■ EXERCISE BRIEF
Start at the line where "What React, TypeScript" appears and end at the line where "const fs = 19.5;" appears; repeat those lines exactly, both ends included, leaving pictures behind.

■ SUPPLIED DATA

****

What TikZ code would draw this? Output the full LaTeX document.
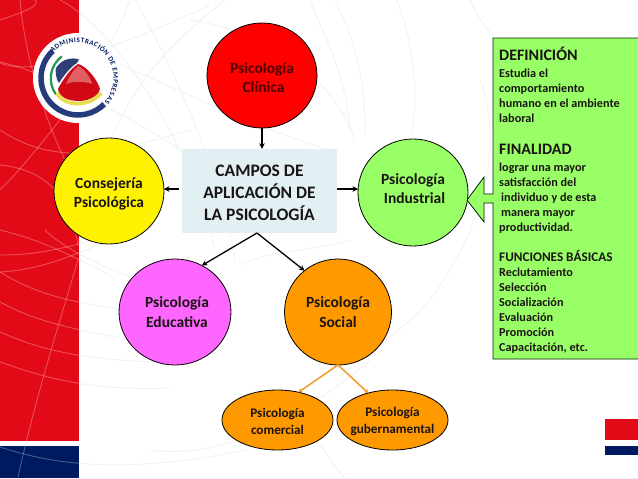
\documentclass[tikz,border=0pt]{standalone}
\usepackage{fontspec}
\setmainfont{Carlito}
\usetikzlibrary{shapes.geometric,arrows.meta,decorations.text}
\definecolor{cred}{HTML}{E30A17}
\definecolor{cblue}{HTML}{001A62}
\definecolor{cgreen}{HTML}{99FF66}
\definecolor{cmag}{HTML}{FF66FF}
\definecolor{corg}{HTML}{FF9900}
\definecolor{cline}{HTML}{F0A033}
\definecolor{cbox}{HTML}{E2F0F3}
\definecolor{ctxt}{HTML}{1A1414}
\definecolor{lblue}{HTML}{2F3F78}
\definecolor{lgreen}{HTML}{1E9A50}
\definecolor{lyellow}{HTML}{E8DC50}
\tikzset{
  circ/.style={draw=black,line width=.8pt,ellipse,inner sep=0pt,outer sep=0pt,align=center,
    text=ctxt,font=\fontsize{15.5}{19.5}\selectfont\bfseries,minimum width=#1},
  circ/.default=110pt,
  small/.style={circ,inner xsep=-12pt,minimum width=111pt,minimum height=60pt,font=\fontsize{13.2}{16.5}\selectfont\bfseries},
  arr/.style={line width=1.3pt,-{Stealth[length=5.5pt,width=5.5pt]},draw=black},
  oarr/.style={line width=1.6pt,draw=cline,-{Stealth[length=4pt,width=5pt]}},
}
\newcommand{\dnrule}[1]{\rule{0pt}{#1}}
\newcommand{\uprule}[1]{\rule[-#1]{0pt}{#1}}
\newcommand{\globelines}{%
  \draw (0,302) .. controls (30,318) and (55,326) .. (130,340);
  \draw (0,332) .. controls (30,345) and (70,360) .. (160,362);
  \draw (0,362) .. controls (30,372) and (80,392) .. (170,388);
  \draw (0,272) .. controls (30,290) and (60,302) .. (130,310);
  \draw (0,447) .. controls (40,460) and (110,478) .. (245,450);
  \draw (0,255) .. controls (30,255) and (55,252) .. (130,230);
  \draw (0,272) .. controls (30,270) and (55,264) .. (110,240);
  \draw (78,260) .. controls (60,320) and (35,400) .. (18,477);
  \draw (45,230) .. controls (70,255) and (130,280) .. (200,300);
  \draw (0,230) .. controls (40,240) and (60,250) .. (110,275);
  \draw (0,20) .. controls (30,10) and (40,5) .. (35,0);
  \draw (0,63) .. controls (30,75) and (90,60) .. (210,5);
  \draw (0,62) .. controls (40,70) and (120,110) .. (205,165);
  \draw (0,190) .. controls (40,150) and (110,60) .. (130,0);
  \draw (20,0) .. controls (25,60) and (50,150) .. (100,220);
  \draw (0,130) .. controls (60,170) and (120,150) .. (190,130);
  \draw (60,0) .. controls (100,20) and (180,110) .. (215,250);
  \draw (0,165) .. controls (50,170) and (70,200) .. (78,245);
  \draw (135,0) .. controls (170,60) and (220,170) .. (235,260);
  \draw (190,20) .. controls (260,30) and (330,70) .. (355,140);
  \draw (310,0) .. controls (325,40) and (345,70) .. (350,130);
  \draw (335,0) .. controls (360,50) and (365,90) .. (365,135);
  \draw (397,0) .. controls (415,50) and (418,90) .. (412,135);
  \draw (225,0) .. controls (150,60) and (135,90) .. (110,140);
  \draw (110,60) .. controls (180,90) and (260,130) .. (330,150);
  \draw (470,0) .. controls (490,40) and (493,30) .. (493,38);
  \draw (480,80) .. controls (500,130) and (490,200) .. (455,260);
  \draw (455,260) .. controls (430,310) and (400,330) .. (340,375);
  \draw (150,450) .. controls (220,460) and (300,420) .. (370,360);
  \draw (320,445) -- (345,479);
  \draw (240,265) .. controls (270,250) and (320,250) .. (350,240);
}
\begin{document}
\begin{tikzpicture}[x=1pt,y=-1pt]
\useasboundingbox (0,0) rectangle (638,479);
\fill[white] (0,0) rectangle (638,479);
% background globe
\begin{scope}[draw=black!5,line width=.9pt]
  \globelines
\end{scope}
\fill[black!5] (0,477.5) rectangle (638,479);
% bands
\fill[cred] (0,0) rectangle (79,441);
\fill[cblue] (0,445.5) rectangle (79,477.5);
\fill[cred] (605,419) rectangle (638,439.5);
\fill[cblue] (605,446) rectangle (638,455);
\begin{scope}
  \clip (0,0) rectangle (79,477.5);
  \begin{scope}[draw=white,draw opacity=.28,line width=.9pt]
    \globelines
  \end{scope}
\end{scope}
% logo
\fill[white] (78,78) circle[radius=45];
\begin{scope}[shift={(78,78)},x=1pt,y=1pt]
  \draw[cblue!85!white,line width=5.5pt] (133:37) arc[start angle=133,end angle=315,radius=37];
  \draw[lgreen,line width=2.2pt] (127:27) arc[start angle=127,end angle=216,radius=27.5];
  \fill[lblue] (-13,18) .. controls (-7,20) and (-2,20) .. (1,18.5)
     -- (-1,15) .. controls (-8,11) and (-16,0) .. (-19,-5)
     .. controls (-22,-2) and (-23,8) .. (-22,10) .. controls (-20,13) and (-17,16) .. (-13,18) -- cycle;
  \fill[cred!92!black] (0,14) .. controls (9,12) and (20,-3) .. (22,-11)
     .. controls (20,-20) and (8,-23) .. (1,-23)
     .. controls (-8,-23) and (-19,-20) .. (-20,-11)
     .. controls (-16,-3) and (-8,9) .. (0,14) -- cycle;
  \fill[white,opacity=.35] (0,12) .. controls (6,10) and (13,0) .. (14,-6)
     .. controls (7,-3) and (-6,-3) .. (-12,-6) .. controls (-9,1) and (-5,8) .. (0,12) -- cycle;
  \draw[lyellow,line width=3.8pt] (-21,-15) .. controls (-14,-29) and (12,-29) .. (23,-15);
  \path[decorate,decoration={text along path,text align={fit to path},
     text={|\fontsize{7}{8}\selectfont\bfseries\color{cblue}|ADMINISTRACIÓN DE EMPRESAS}}]
     (135:35.5) arc[start angle=135,end angle=-42,radius=35.5];
\end{scope}
% central box
\node[fill=cbox,minimum width=155pt,minimum height=84pt,inner sep=0pt,align=center,text=ctxt,
  font=\fontsize{17.5}{22}\selectfont\bfseries] (campos) at (259.5,191)
  {\dnrule{15pt}CAMPOS DE\\APLICACIÓN DE\\LA PSICOLOGÍA};
% right panel
\coordinate (tip) at (467,200);
\filldraw[fill=cgreen,draw=black!85!green,line width=.8pt]
  (493,38) -- (639,38) -- (639,359) -- (493,359) -- (493,203) -- (484,203) -- (484,222)
  -- (tip) -- (484,177) -- (484,194) -- (493,194) -- cycle;
\node[anchor=north west,align=left,inner sep=0pt,text=ctxt,font=\fontsize{12.2}{15}\selectfont\bfseries] (panel) at (499,46.5)
 {{\fontsize{16}{15}\selectfont DEFINICIÓN}\\[2.6pt]
  Estudia el\\comportamiento\\humano en el ambiente\\laboral\\[16.5pt]
  {\fontsize{16}{15}\selectfont FINALIDAD}\\[2.6pt]
  lograr una mayor\\satisfacción del\\\hspace*{2pt}individuo y de esta\\\hspace*{2pt}manera mayor\\productividad.\\[15pt]
  {\fontsize{13.2}{15}\selectfont FUNCIONES BÁSICAS}\\
  Reclutamiento\\Selección\\Socialización\\Evaluación\\Promoción\\Capacitación, etc.};
% circles
\node[circ=110pt,fill=red,minimum height=105pt,text=black!70!red] (clin) at (262,75.5) {\dnrule{15pt}Psicología\\\hspace*{3pt}Clínica};
\node[circ=110pt,fill=yellow,minimum height=106pt] (cons) at (109,191) {\dnrule{17pt}Consejería\\Psicológica};
\node[circ=110pt,fill=cgreen,minimum height=107pt] (indu) at (413,192.5) {Psicología\\\hspace*{3pt}Industrial\uprule{8pt}};
\node[circ=112pt,fill=cmag,minimum height=106pt] (edu) at (175,312) {\hspace*{4pt}Psicología\\\hspace*{4pt}Educativa};
\node[circ=107pt,fill=corg,minimum height=106pt] (soc) at (338,312) {Psicología\\Social};
\node[small,fill=corg] (com) at (277.5,420) {\dnrule{12pt}Psicología\\comercial};
\node[small,fill=corg] (gub) at (392.5,420) {\dnrule{12pt}Psicología\\gubernamental};
% connectors
\coordinate (apex) at (257,233);
\draw[arr] (clin.south) -- (clin.south |- campos.north);
\draw[arr,shorten <=3pt] (campos.west |- 0,189) -- (cons.east |- 0,189);
\draw[arr] (campos.east |- 0,189) -- (indu.west |- 0,189);
\draw[arr] (apex) -- (edu.60);
\draw[arr] (apex) -- (soc.129);
\draw[oarr] (soc.south) -- (com.53);
\draw[oarr] (soc.south) -- (gub.132);
\end{tikzpicture}
\end{document}
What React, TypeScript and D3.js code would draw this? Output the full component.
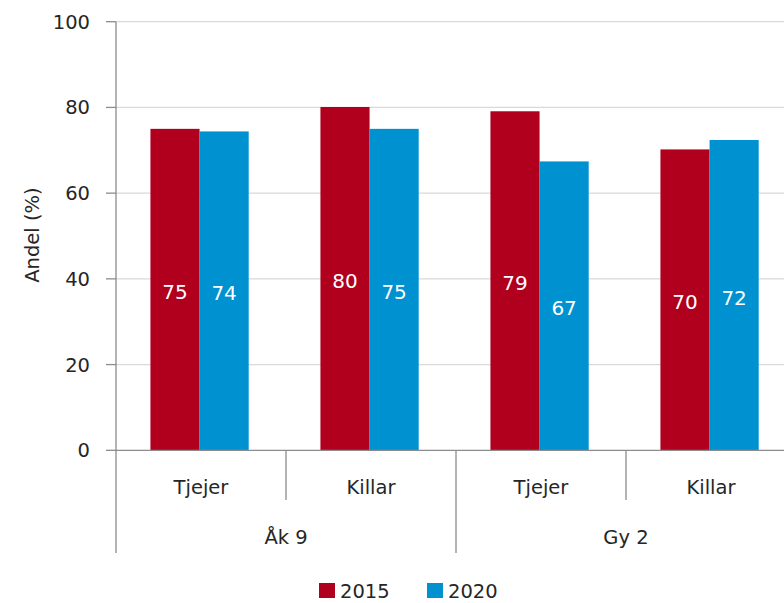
import React from "react";
import * as d3 from "d3";

const categories = ["Tjejer", "Killar", "Tjejer", "Killar"];
const groups = ["Åk 9", "Gy 2"];
const seriesNames = ["2015", "2020"];
const values2015 = [75.0, 80.1, 79.1, 70.2];
const values2020 = [74.4, 75.0, 67.4, 72.4];
const yTicks = [0, 20, 40, 60, 80, 100];

const colors = ["#b0001e", "#0091d0"];
const font = "'DejaVu Sans', Verdana, sans-serif";
const textColor = "#262626";
const axisColor = "#8c8c8c";

export default function App() {
  const W = 784, H = 603;
  const left = 116, top = 21.7, bottom = 450.3;
  const y = d3.scaleLinear().domain([0, 100]).range([bottom, top]);
  const idx = categories.map((_, i) => String(i));
  const x0 = d3.scaleBand().domain(idx).range([left, left + 170 * 4]).paddingInner(0).paddingOuter(0);
  const bw = x0.bandwidth();
  const x1 = d3.scaleBand().domain(seriesNames).range([0, bw]).paddingInner(0).paddingOuter(0.73).align(0.48);
  const series = [values2015, values2020];
  const fs = 19.5;

  return (
    <svg width={W} height={H} style={{ position: "absolute", left: 0, top: 0, background: "#fff" }} fontFamily={font}>
      {yTicks.filter(t => t > 0).map(t => (
        <line key={"g" + t} x1={left} x2={W} y1={y(t)} y2={y(t)} stroke="#d9d9d9" strokeWidth={1.2} />
      ))}
      {series.map((vals, si) =>
        vals.map((v, ci) => {
          const bx = (x0(String(ci)) as number) + (x1(seriesNames[si]) as number);
          const by = y(v);
          const h = y(0) - by;
          return (
            <g key={`b${si}-${ci}`}>
              <rect x={bx} y={by} width={x1.bandwidth()} height={h} fill={colors[si]} />
              <text x={bx + x1.bandwidth() / 2} y={by + h / 2 + 9.5} textAnchor="middle" fill="#fff" fontSize={fs + 0.5}>
                {Math.round(v)}
              </text>
            </g>
          );
        })
      )}
      <line x1={left} x2={left} y1={top} y2={553} stroke={axisColor} strokeWidth={1.3} />
      {yTicks.map(t => (
        <g key={"t" + t}>
          <line x1={left - 10} x2={left} y1={y(t)} y2={y(t)} stroke={axisColor} strokeWidth={1.3} />
          <text x={90} y={y(t) + 7} textAnchor="end" fill={textColor} fontSize={fs}>{t}</text>
        </g>
      ))}
      <text transform={`translate(39,235) rotate(-90)`} textAnchor="middle" fill={textColor} fontSize={fs}>Andel (%)</text>
      <line x1={left} x2={W} y1={y(0)} y2={y(0)} stroke={axisColor} strokeWidth={1.3} />
      {idx.slice(1).map((k, i) => (
        <line key={"s" + k} x1={x0(k) as number} x2={x0(k) as number} y1={y(0)} y2={i === 1 ? 553 : 500} stroke={axisColor} strokeWidth={1.3} />
      ))}
      {categories.map((c, i) => (
        <text key={"c" + i} x={(x0(String(i)) as number) + bw / 2} y={494} textAnchor="middle" fill={textColor} fontSize={fs}>{c}</text>
      ))}
      {groups.map((g, i) => (
        <text key={"gr" + i} x={(x0(String(i * 2)) as number) + bw} y={544} textAnchor="middle" fill={textColor} fontSize={fs}>{g}</text>
      ))}
      {seriesNames.map((s, i) => (
        <g key={"l" + s} transform={`translate(319,583)`}>
          <g transform={`translate(${i * 108},0)`}>
            <rect x={0} y={0} width={16} height={15} fill={colors[i]} />
            <text x={21} y={15} fill={textColor} fontSize={fs}>{s}</text>
          </g>
        </g>
      ))}
    </svg>
  );
}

****

■ ANSWER TO THE TASK
What React, TypeScript and D3.js code would draw this? Output the full component.
import React from "react";
import * as d3 from "d3";

const categories = ["Tjejer", "Killar", "Tjejer", "Killar"];
const groups = ["Åk 9", "Gy 2"];
const seriesNames = ["2015", "2020"];
const values2015 = [75.0, 80.1, 79.1, 70.2];
const values2020 = [74.4, 75.0, 67.4, 72.4];
const yTicks = [0, 20, 40, 60, 80, 100];

const colors = ["#b0001e", "#0091d0"];
const font = "'DejaVu Sans', Verdana, sans-serif";
const textColor = "#262626";
const axisColor = "#8c8c8c";

export default function App() {
  const W = 784, H = 603;
  const left = 116, top = 21.7, bottom = 450.3;
  const y = d3.scaleLinear().domain([0, 100]).range([bottom, top]);
  const idx = categories.map((_, i) => String(i));
  const x0 = d3.scaleBand().domain(idx).range([left, left + 170 * 4]).paddingInner(0).paddingOuter(0);
  const bw = x0.bandwidth();
  const x1 = d3.scaleBand().domain(seriesNames).range([0, bw]).paddingInner(0).paddingOuter(0.73).align(0.48);
  const series = [values2015, values2020];
  const fs = 19.5;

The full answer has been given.